* begin DATA SEGMENT *

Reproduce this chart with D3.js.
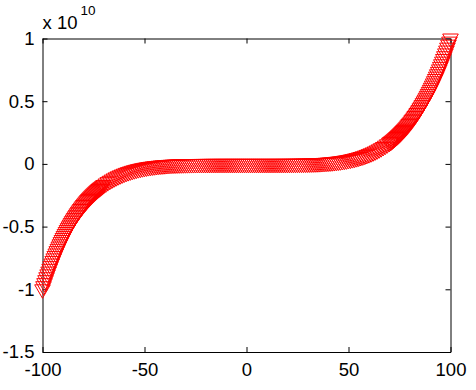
<!DOCTYPE html>
<html>
<head>
<meta charset="utf-8">
<script src="https://cdn.jsdelivr.net/npm/d3@7"></script>
<style>
  body { margin: 0; background: #fff; }
  svg text { font-family: Arial, "Liberation Sans", Helvetica, sans-serif; fill: #000; }
</style>
</head>
<body>
<div id="chart"></div>
<script>
// Tick labels
const xTicks = [-100, -50, 0, 50, 100];
const yTicks = [-1.5, -1, -0.5, 0, 0.5, 1];
const yExponent = "10";

// Sample positions along x
const xValues = [
  -100, -99.5, -99, -98.5, -98, -97.5, -97, -96.5, -96, -95.5, -95, -94.5, -94, -93.5, -93, -92.5,
  -92, -91.5, -91, -90.5, -90, -89.5, -89, -88.5, -88, -87.5, -87, -86.5, -86, -85.5, -85, -84.5,
  -84, -83.5, -83, -82.5, -82, -81.5, -81, -80.5, -80, -79.5, -79, -78.5, -78, -77.5, -77, -76.5,
  -76, -75.5, -75, -74.5, -74, -73.5, -73, -72.5, -72, -71.5, -71, -70.5, -70,
  -69, -68, -67, -66, -65, -64, -63, -62, -61, -60, -59, -58, -57, -56, -55, -54, -53, -52, -51, -50,
  -49, -48, -47, -46, -45, -44, -43, -42, -41, -40, -39, -38, -37, -36, -35, -34, -33, -32, -31, -30,
  -29, -28, -27, -26, -25, -24, -23, -22, -21, -20, -19, -18, -17, -16, -15, -14, -13, -12, -11, -10,
  -9, -8, -7, -6, -5, -4, -3, -2, -1, 0,
  1, 2, 3, 4, 5, 6, 7, 8, 9, 10, 11, 12, 13, 14, 15, 16, 17, 18, 19, 20,
  21, 22, 23, 24, 25, 26, 27, 28, 29, 30, 31, 32, 33, 34, 35, 36, 37, 38, 39, 40,
  41, 42, 43, 44, 45, 46, 47, 48, 49, 50, 51, 52, 53, 54, 55, 56, 57, 58, 59, 60,
  61, 62, 63, 64, 65, 66, 67, 68, 69, 70,
  70.5, 71, 71.5, 72, 72.5, 73, 73.5, 74, 74.5, 75, 75.5, 76, 76.5, 77, 77.5, 78, 78.5, 79, 79.5, 80,
  80.5, 81, 81.5, 82, 82.5, 83, 83.5, 84, 84.5, 85, 85.5, 86, 86.5, 87, 87.5, 88, 88.5, 89, 89.5, 90,
  90.5, 91, 91.5, 92, 92.5, 93, 93.5, 94, 94.5, 95, 95.5, 96, 96.5, 97, 97.5, 98, 98.5, 99, 99.5, 100
];

// Values in units of 10^10
const yValues = [
  -1, -0.9752, -0.9510, -0.9272, -0.9039, -0.8811, -0.8587, -0.8368, -0.8154, -0.7944, -0.7738, -0.7536, -0.7339, -0.7146, -0.6957, -0.6772,
  -0.6591, -0.6414, -0.6240, -0.6071, -0.5905, -0.5743, -0.5584, -0.5429, -0.5277, -0.5129, -0.4984, -0.4843, -0.4704, -0.4569, -0.4437, -0.4308,
  -0.4182, -0.4059, -0.3939, -0.3822, -0.3707, -0.3596, -0.3487, -0.3380, -0.3277, -0.3176, -0.3077, -0.2981, -0.2887, -0.2796, -0.2707, -0.2620,
  -0.2536, -0.2453, -0.2373, -0.2295, -0.2219, -0.2145, -0.2073, -0.2003, -0.1935, -0.1869, -0.1804, -0.1742, -0.1681,
  -0.1564, -0.1454, -0.1350, -0.1252, -0.1160, -0.1074, -0.0992, -0.0916, -0.0845, -0.0778, -0.0715, -0.0656, -0.0602, -0.0551, -0.0503, -0.0459, -0.0418, -0.0380, -0.0345, -0.0313,
  -0.0282, -0.0255, -0.0229, -0.0206, -0.0185, -0.0165, -0.0147, -0.0131, -0.0116, -0.0102, -0.0090, -0.0079, -0.0069, -0.0060, -0.0053, -0.0045, -0.0039, -0.0034, -0.0029, -0.0024,
  -0.0021, -0.0017, -0.0014, -0.0012, -0.0010, -0.0008, -0.0006, -0.0005, -0.0004, -0.0003, -0.0002, -0.0002, -0.0001, -0.0001, -0.0001, -0.0001, 0, 0, 0, 0,
  0, 0, 0, 0, 0, 0, 0, 0, 0, 0,
  0, 0, 0, 0, 0, 0, 0, 0, 0, 0, 0, 0, 0, 0.0001, 0.0001, 0.0001, 0.0001, 0.0002, 0.0002, 0.0003,
  0.0004, 0.0005, 0.0006, 0.0008, 0.0010, 0.0012, 0.0014, 0.0017, 0.0021, 0.0024, 0.0029, 0.0034, 0.0039, 0.0045, 0.0053, 0.0060, 0.0069, 0.0079, 0.0090, 0.0102,
  0.0116, 0.0131, 0.0147, 0.0165, 0.0185, 0.0206, 0.0229, 0.0255, 0.0282, 0.0313, 0.0345, 0.0380, 0.0418, 0.0459, 0.0503, 0.0551, 0.0602, 0.0656, 0.0715, 0.0778,
  0.0845, 0.0916, 0.0992, 0.1074, 0.1160, 0.1252, 0.1350, 0.1454, 0.1564, 0.1681,
  0.1742, 0.1804, 0.1869, 0.1935, 0.2003, 0.2073, 0.2145, 0.2219, 0.2295, 0.2373, 0.2453, 0.2536, 0.2620, 0.2707, 0.2796, 0.2887, 0.2981, 0.3077, 0.3176, 0.3277,
  0.3380, 0.3487, 0.3596, 0.3707, 0.3822, 0.3939, 0.4059, 0.4182, 0.4308, 0.4437, 0.4569, 0.4704, 0.4843, 0.4984, 0.5129, 0.5277, 0.5429, 0.5584, 0.5743, 0.5905,
  0.6071, 0.6240, 0.6414, 0.6591, 0.6772, 0.6957, 0.7146, 0.7339, 0.7536, 0.7738, 0.7944, 0.8154, 0.8368, 0.8587, 0.8811, 0.9039, 0.9272, 0.9510, 0.9752, 1
];

const width = 476;
const height = 390;
const plot = { left: 42.5, right: 450.5, top: 38.5, bottom: 352 };
const fontSize = 18.5;
const tickLen = 5;

const x = d3.scaleLinear().domain([-100, 100]).range([plot.left, plot.right]);
const y = d3.scaleLinear().domain([-1.5, 1]).range([plot.bottom, plot.top]);

const svg = d3.select("#chart").append("svg")
    .attr("width", width)
    .attr("height", height);

// Axes (ticks pointing inwards on all four sides)
const fmt = d => String(d);

svg.append("g")
    .attr("transform", `translate(0,${plot.bottom})`)
    .call(d3.axisBottom(x).tickValues(xTicks).tickSize(-tickLen).tickSizeOuter(0).tickPadding(11).tickFormat(fmt));

svg.append("g")
    .attr("transform", `translate(0,${plot.top})`)
    .call(d3.axisTop(x).tickValues(xTicks).tickSize(-tickLen).tickSizeOuter(0).tickFormat(""));

svg.append("g")
    .attr("transform", `translate(${plot.left},0)`)
    .call(d3.axisLeft(y).tickValues(yTicks).tickSize(-tickLen).tickSizeOuter(0).tickPadding(8).tickFormat(fmt));

svg.append("g")
    .attr("transform", `translate(${plot.right},0)`)
    .call(d3.axisRight(y).tickValues(yTicks).tickSize(-tickLen).tickSizeOuter(0).tickFormat(""));

svg.selectAll(".domain, .tick line")
    .attr("stroke", "#000")
    .attr("stroke-width", 1);

svg.selectAll(".tick text")
    .style("font-size", fontSize + "px")
    .attr("fill", "#000");

// Exponent label above the y axis
const expo = svg.append("text")
    .attr("x", plot.left)
    .attr("y", 29)
    .style("font-size", fontSize + "px");
expo.append("tspan").text("x 10");
expo.append("tspan")
    .attr("dx", 3)
    .attr("dy", -14)
    .style("font-size", "13.5px")
    .text(yExponent);

// Markers: open downward triangles
const tri = "M0,9L-7.8,-4.5L7.8,-4.5Z";
svg.append("g")
    .selectAll("path")
    .data(xValues.map((v, i) => [v, yValues[i]]))
    .join("path")
    .attr("d", tri)
    .attr("transform", d => `translate(${x(d[0])},${y(d[1])})`)
    .attr("fill", "none")
    .attr("stroke", "#ff0000")
    .attr("stroke-width", 1);
</script>
</body>
</html>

* end DATA SEGMENT *

From the data, list each line in which the string "chart" appears.

SOLVED EXERCISE:
Reproduce this chart with D3.js.
<div id="chart"></div>
const svg = d3.select("#chart").append("svg")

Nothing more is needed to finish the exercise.